● Exercise instructions: Write out the listing below in full and exactly, leaving out every picture.

— Start —

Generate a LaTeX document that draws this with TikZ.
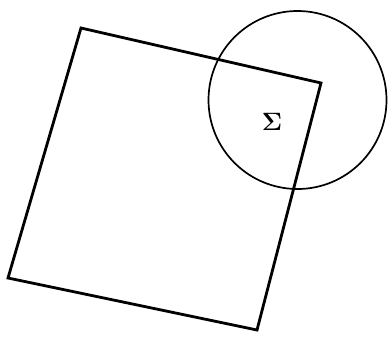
\documentclass[tikz,border=0pt]{standalone}
\usetikzlibrary{calc}
\tikzset{
  frame/.style={draw,line width=2.8pt,line join=miter},
  disc/.style={draw,circle,line width=1.7pt,minimum size=178pt,inner sep=0pt},
  lbl/.style={font=\LARGE,scale=1.45}
}
\begin{document}
\begin{tikzpicture}[x=1pt,y=-1pt]
\useasboundingbox (0,0) rectangle (388,340);
% rotated square
\coordinate (tl) at (81,28);
\coordinate (tr) at (321,83);
\coordinate (br) at (257,330);
\coordinate (bl) at (8,278);
\draw[frame] (tl) -- (tr) -- (br) -- (bl) -- cycle;
% circle with label
\node[disc] (ring) at (297.5,100) {};
\node[lbl] (sig) at (272,122) {$\mathbf{\Sigma}$};
\end{tikzpicture}
\end{document}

— End —

● Problem solution:
Generate a LaTeX document that draws this with TikZ.
\documentclass[tikz,border=0pt]{standalone}
\usetikzlibrary{calc}
\tikzset{
  frame/.style={draw,line width=2.8pt,line join=miter},
  disc/.style={draw,circle,line width=1.7pt,minimum size=178pt,inner sep=0pt},
  lbl/.style={font=\LARGE,scale=1.45}
}
\begin{document}
\begin{tikzpicture}[x=1pt,y=-1pt]
\useasboundingbox (0,0) rectangle (388,340);
% rotated square
\coordinate (tl) at (81,28);
\coordinate (tr) at (321,83);
\coordinate (br) at (257,330);
\coordinate (bl) at (8,278);
\draw[frame] (tl) -- (tr) -- (br) -- (bl) -- cycle;
% circle with label
\node[disc] (ring) at (297.5,100) {};
\node[lbl] (sig) at (272,122) {$\mathbf{\Sigma}$};
\end{tikzpicture}
\end{document}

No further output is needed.